--- START OF Stored rows ---
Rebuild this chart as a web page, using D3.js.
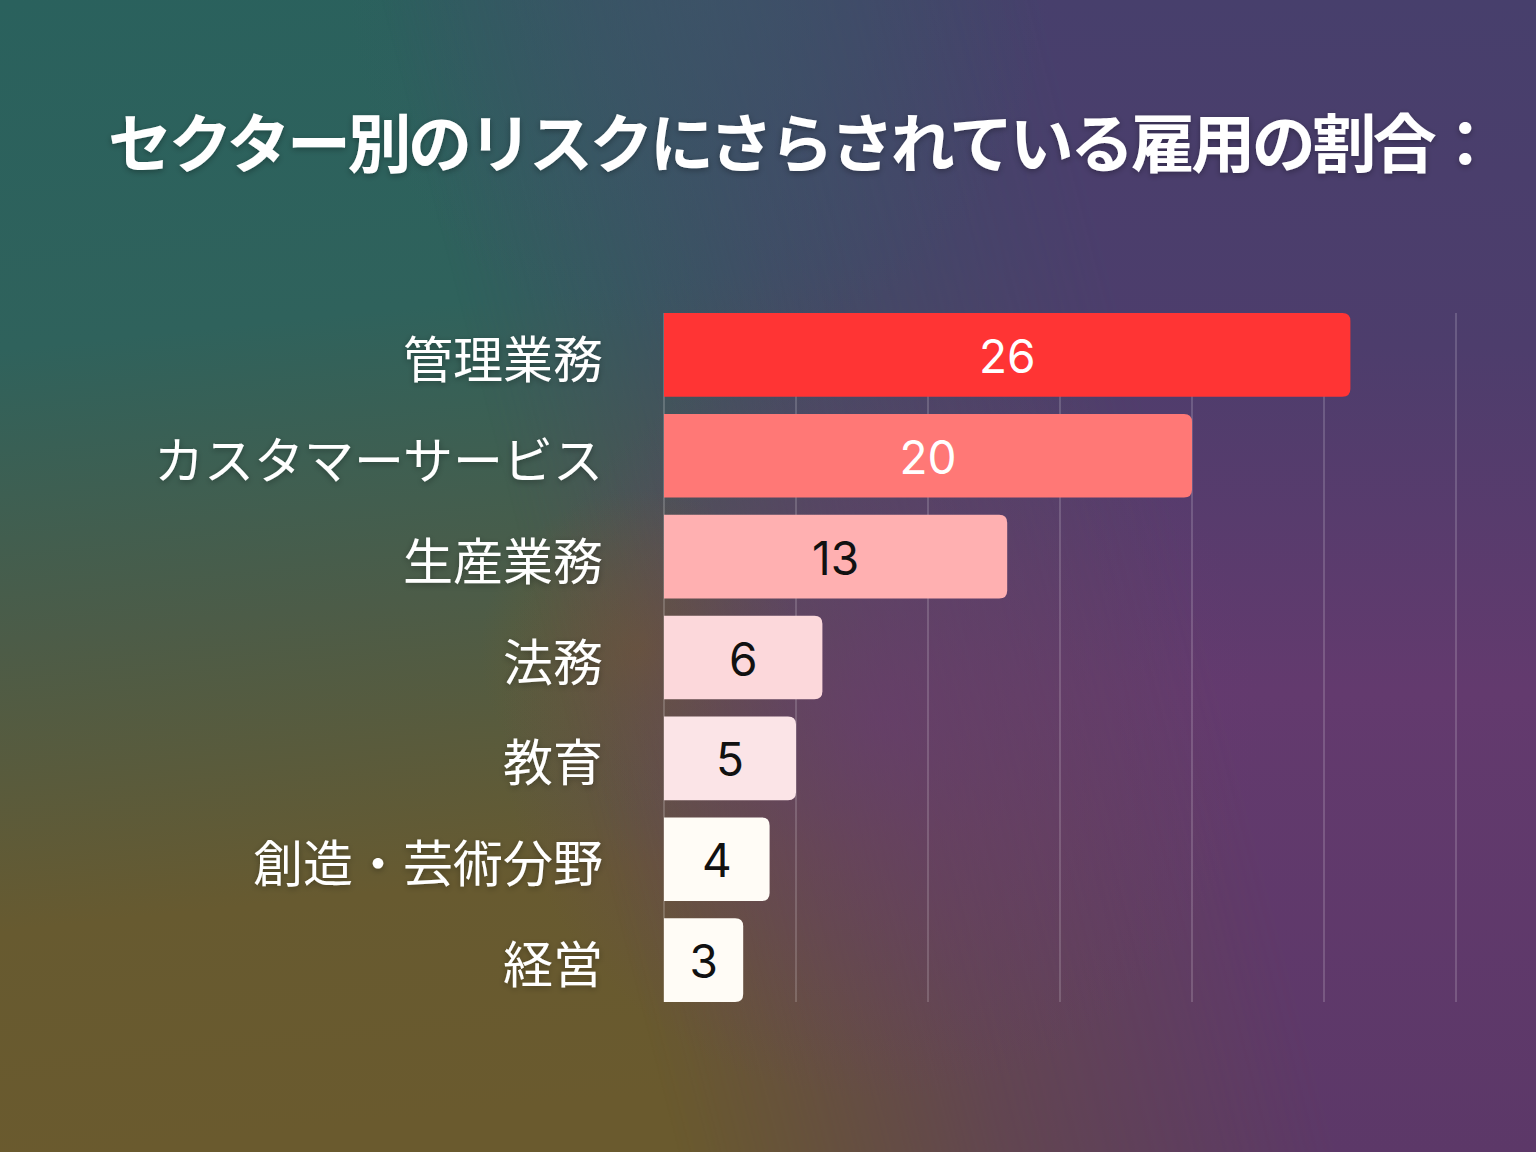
<!DOCTYPE html>
<html><head><meta charset="utf-8">
<script src="https://cdn.jsdelivr.net/npm/d3@7"></script>
<style>html,body{margin:0;padding:0;background:#4a3e6a;}svg{display:block;}</style>
</head><body>
<script>
const categories = ["管理業務","カスタマーサービス","生産業務","法務","教育","創造・芸術分野","経営"];
const values = [26,20,13,6,5,4,3];
const barColors = ["#ff3434","#ff7876","#ffb0b1","#fcd8db","#fbe4e7","#fffcf6","#fffcf6"];
const labelColors = ["#ffffff","#ffffff","#111111","#111111","#111111","#111111","#111111"];
const xTicks = [5,10,15,20,25,30];
const title = "セクター別のリスクにさらされている雇用の割合：";

const W=1536,H=1152;
const svg=d3.select("body").append("svg").attr("width",W).attr("height",H);
const defs=svg.append("defs");
function grad(id,x1,y1,x2,y2,stops){
  const g=defs.append("linearGradient").attr("id",id).attr("gradientUnits","userSpaceOnUse")
    .attr("x1",x1).attr("y1",y1).attr("x2",x2).attr("y2",y2);
  stops.forEach(s=>g.append("stop").attr("offset",s[0]).attr("stop-color",s[1]).attr("stop-opacity",s[2]==null?1:s[2]));
}
grad("left",0,0,120,1152,[[0,"#2a615d"],[0.3,"#2f625c"],[0.55,"#4c5c48"],[0.8,"#675a30"],[1,"#6a5a2e"]]);
grad("right",0,0,0,1152,[[0,"#473f6c"],[0.3,"#4d3d6c"],[0.6,"#633a6e"],[1,"#5c3868"]]);
grad("mk",380,0,1000,-160,[[0,"#fff",0],[0.5,"#fff",0.6],[1,"#fff",1]]);
const mask=defs.append("mask").attr("id","m");
mask.append("rect").attr("width",W).attr("height",H).attr("fill","url(#mk)");
const ro=defs.append("radialGradient").attr("id","spot").attr("gradientUnits","userSpaceOnUse")
  .attr("cx",640).attr("cy",650).attr("r",160);
ro.append("stop").attr("offset",0).attr("stop-color","#6e5a2c").attr("stop-opacity",0.7);
ro.append("stop").attr("offset",1).attr("stop-color","#6e5a2c").attr("stop-opacity",0);
const rb=defs.append("radialGradient").attr("id","topblue").attr("gradientUnits","userSpaceOnUse")
  .attr("cx",700).attr("cy",0).attr("r",350);
rb.append("stop").attr("offset",0).attr("stop-color","#3d5668").attr("stop-opacity",0.6);
rb.append("stop").attr("offset",1).attr("stop-color","#3d5668").attr("stop-opacity",0);
const rp=defs.append("radialGradient").attr("id","mid").attr("gradientUnits","userSpaceOnUse")
  .attr("cx",880).attr("cy",720).attr("r",380);
rp.append("stop").attr("offset",0).attr("stop-color","#693a72").attr("stop-opacity",0.6);
rp.append("stop").attr("offset",1).attr("stop-color","#693a72").attr("stop-opacity",0);

const sh=defs.append("filter").attr("id","sh").attr("x","-10%").attr("y","-30%").attr("width","120%").attr("height","160%");
sh.append("feDropShadow").attr("dx",0).attr("dy",2).attr("stdDeviation",3).attr("flood-color","#000").attr("flood-opacity",0.3);

svg.append("rect").attr("width",W).attr("height",H).attr("fill","url(#left)");
svg.append("rect").attr("width",W).attr("height",H).attr("fill","url(#right)").attr("mask","url(#m)");
svg.append("rect").attr("width",W).attr("height",H).attr("fill","url(#spot)");
svg.append("rect").attr("width",W).attr("height",H).attr("fill","url(#topblue)");
svg.append("rect").attr("width",W).attr("height",H).attr("fill","url(#mid)");

svg.append("text").attr("x",108).attr("y",167).text(title)
  .attr("fill","#fff").attr("font-family","'Noto Sans CJK JP'").attr("font-weight",700)
  .attr("font-size",64).attr("letter-spacing",-3.5).attr("filter","url(#sh)");

const x=d3.scaleLinear().domain([0,30]).range([664,1456]);
const y=d3.scaleBand().domain(categories).range([313,1002]).paddingInner(0.17).paddingOuter(0);

const grid=svg.append("g");
grid.selectAll("line").data(xTicks).join("line")
  .attr("x1",d=>x(d)).attr("x2",d=>x(d)).attr("y1",313).attr("y2",1002)
  .attr("stroke","#ffffff").attr("stroke-opacity",0.28).attr("stroke-width",1.2);
svg.append("line").attr("x1",x(0)).attr("x2",x(0)).attr("y1",313).attr("y2",1002)
  .attr("stroke","#ffffff").attr("stroke-opacity",0.3).attr("stroke-width",1.2);

const rr=8;
function barPath(x0,y0,w,h){
  return `M${x0},${y0}H${x0+w-rr}Q${x0+w},${y0} ${x0+w},${y0+rr}V${y0+h-rr}Q${x0+w},${y0+h} ${x0+w-rr},${y0+h}H${x0}Z`;
}
const data=categories.map((c,i)=>({c,v:values[i],col:barColors[i],lc:labelColors[i]}));
svg.append("g").selectAll("path").data(data).join("path")
  .attr("d",d=>barPath(x(0),y(d.c),x(d.v)-x(0),y.bandwidth()))
  .attr("fill",d=>d.col);
svg.append("g").selectAll("text").data(data).join("text")
  .attr("x",d=>(x(0)+x(d.v))/2).attr("y",d=>y(d.c)+y.bandwidth()/2+1)
  .attr("text-anchor","middle").attr("dominant-baseline","central")
  .attr("font-family","Inter, 'Noto Sans'").attr("font-size",46).attr("fill",d=>d.lc)
  .text(d=>d.v);
svg.append("g").selectAll("text").data(data).join("text")
  .attr("x",603).attr("y",d=>y(d.c)+y.bandwidth()/2+1)
  .attr("text-anchor","end").attr("dominant-baseline","central")
  .attr("font-family","'Noto Sans CJK JP'").attr("font-size",50).attr("fill","#fff")
  .attr("filter","url(#sh)")
  .text(d=>d.c);
</script>
</body></html>
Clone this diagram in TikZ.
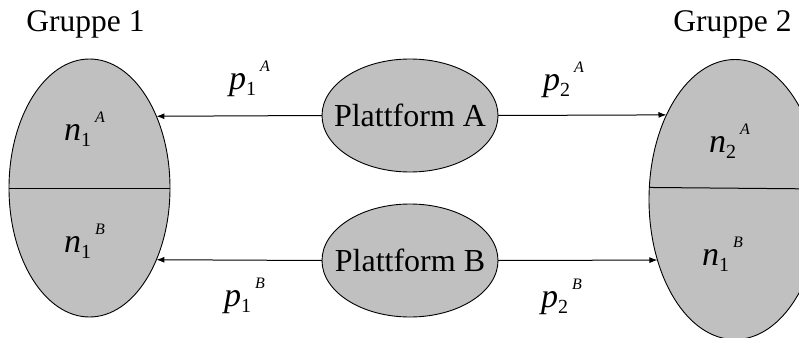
\documentclass[tikz,border=0pt]{standalone}
\usepackage{fontspec}
\setmainfont{Liberation Serif}
\usetikzlibrary{shapes.geometric,arrows.meta}
\definecolor{boxgray}{HTML}{C0C0C0}
\newcommand{\varlab}[3]{{\fontsize{34}{34}\selectfont\textit{#1}\raisebox{-6pt}{\fontsize{20}{20}\selectfont #2}\hspace{4pt}\raisebox{18pt}{\fontsize{16}{16}\selectfont\textit{#3}}}}
\newcommand{\zw}[1]{\makebox[0pt]{#1}}
\tikzset{
  blob/.style={ellipse, draw=black, line width=0.9pt, fill=boxgray, inner sep=0pt, outer sep=0pt},
  grp/.style={font=\fontsize{31.5}{31.5}\selectfont, anchor=base, inner sep=0pt},
  plat/.style={blob, minimum width=176pt, minimum height=113pt, font=\fontsize{32}{32}\selectfont},
  vlab/.style={anchor=base west, inner sep=0pt},
  flow/.style={line width=1pt, -{Latex[length=8pt,width=6pt]}},
  divider/.style={line width=1pt}
}
\begin{document}
\begin{tikzpicture}[x=1pt,y=-1pt]
\useasboundingbox (0,0) rectangle (799,337);
% group ellipses
\node[blob, minimum width=161pt, minimum height=258pt] (g1) at (89.5,188) {};
\node[blob, minimum width=172pt, minimum height=280pt] (g2) at (735,199.5) {};
\draw[divider] (g1.west) -- (g1.east);
\draw[divider] (g2.172.36) -- (g2.7.64);
% platforms
\node[plat] (pa) at (410,115.5) {\zw{Plattform A}};
\node[plat] (pb) at (410,260.5) {\zw{Plattform B}};
% titles
\node[grp] (t1) at (85.5,32) {Gruppe 1};
\node[grp] (t2) at (732.5,32) {Gruppe 2};
% labels in groups
\node[vlab] (n1a) at (64,140) {\varlab{n}{1}{A}};
\node[vlab] (n1b) at (64,252) {\varlab{n}{1}{B}};
\node[vlab] (n2a) at (709,152) {\varlab{n}{2}{A}};
\node[vlab] (n1br) at (702,265) {\varlab{n}{1}{B}};
% arrows
\draw[flow] (pa.west) -- (g1.47.43);
\draw[flow] (pa.east) -- (g2.129.3);
\draw[flow] (pb.west) -- (g1.-47.43);
\draw[flow] (pb.east) -- (g2.218.2);
% arrow labels
\node[vlab] (p1a) at (229,89) {\varlab{p}{1}{A}};
\node[vlab] (p2a) at (543,90) {\varlab{p}{2}{A}};
\node[vlab] (p1b) at (224,306) {\varlab{p}{1}{B}};
\node[vlab] (p2b) at (541,307) {\varlab{p}{2}{B}};
\end{tikzpicture}
\end{document}
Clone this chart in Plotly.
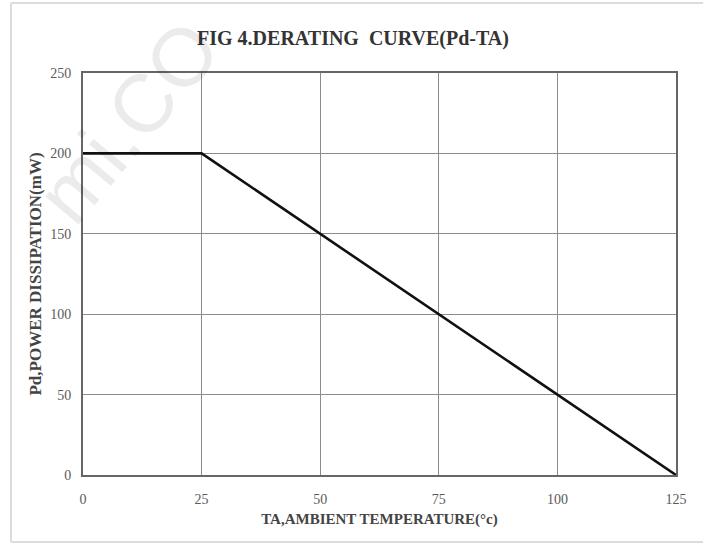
import plotly.graph_objects as go

# Data
ta_temp = [0, 25, 125]          # ambient temperature (°C)
pd_mw = [200, 200, 0]           # power dissipation (mW)
x_ticks = [0, 25, 50, 75, 100, 125]
y_ticks = [0, 50, 100, 150, 200, 250]

title_text = "FIG 4.DERATING  CURVE(Pd-TA)"
x_title = "TA,AMBIENT TEMPERATURE(°c)"
y_title = "Pd,POWER DISSIPATION(mW)"

serif = "Liberation Serif, Times New Roman, serif"

W, H = 706, 552
L, R, T, B = 83, 30, 73, 77
PW, PH = W - L - R, H - T - B


def px(xp):
    return (xp - L) / PW


def py(yp):
    return (H - B - yp) / PH


fig = go.Figure()
fig.add_trace(go.Scatter(
    x=ta_temp, y=pd_mw, mode="lines",
    line=dict(color="#111111", width=2.6),
    showlegend=False, hoverinfo="skip",
))

fig.update_layout(
    width=W, height=H,
    margin=dict(l=L, r=R, t=T, b=B),
    paper_bgcolor="white", plot_bgcolor="white",
    title=dict(text=f"<b>{title_text}</b>", x=0.5, xanchor="center",
               y=1 - 38 / H, yanchor="middle",
               font=dict(family=serif, size=20, color="#333333")),
    xaxis=dict(
        range=[0, 125], tickvals=x_ticks, ticktext=[str(v) for v in x_ticks],
        showgrid=True, gridcolor="#8c8c8c", gridwidth=1,
        showline=True, linecolor="#666666", linewidth=2, mirror=True,
        zeroline=False, ticks="", ticklen=0, ticklabelstandoff=10,
        tickfont=dict(family=serif, size=14, color="#5a5a5a"),
        title=dict(text=f"<b>{x_title}</b>", standoff=8,
                   font=dict(family=serif, size=15, color="#444444")),
    ),
    yaxis=dict(
        range=[0, 250], tickvals=y_ticks, ticktext=[str(v) for v in y_ticks],
        showgrid=True, gridcolor="#8c8c8c", gridwidth=1,
        showline=True, linecolor="#666666", linewidth=2, mirror=True,
        zeroline=False, ticks="", ticklen=0, ticklabelstandoff=7,
        tickfont=dict(family=serif, size=14, color="#5a5a5a"),
        title=dict(text=f"<b>{y_title}</b>", standoff=4,
                   font=dict(family=serif, size=17, color="#444444")),
    ),
)

# light outer frame of the picture
frame = dict(color="#dcdcdc", width=2)
fig.add_shape(type="line", xref="paper", yref="paper",
              x0=px(11), x1=px(703), y0=py(3), y1=py(3), line=frame)
fig.add_shape(type="line", xref="paper", yref="paper",
              x0=px(11), x1=px(703), y0=py(542), y1=py(542), line=frame)
fig.add_shape(type="line", xref="paper", yref="paper",
              x0=px(11), x1=px(11), y0=py(3), y1=py(542), line=frame)

# faint watermark (translucent so the texts beneath stay readable)
fig.add_annotation(text="mi.CO", xref="paper", yref="paper",
                   x=px(128), y=py(122), xanchor="center", yanchor="middle",
                   showarrow=False, textangle=-50,
                   font=dict(family="Liberation Sans, Arial, sans-serif", size=82,
                             color="rgba(0,0,0,0.08)"))

fig.write_html("out.html", config={"displayModeBar": False},
               post_script="document.body.style.margin='0';")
--- END OF Stored rows ---
*Problem statement*
Find and copy every line in the entries above where the string "this" occurs.

*Result*
Rebuild this chart as a web page, using D3.js.
Clone this diagram in TikZ.
Clone this chart in Plotly.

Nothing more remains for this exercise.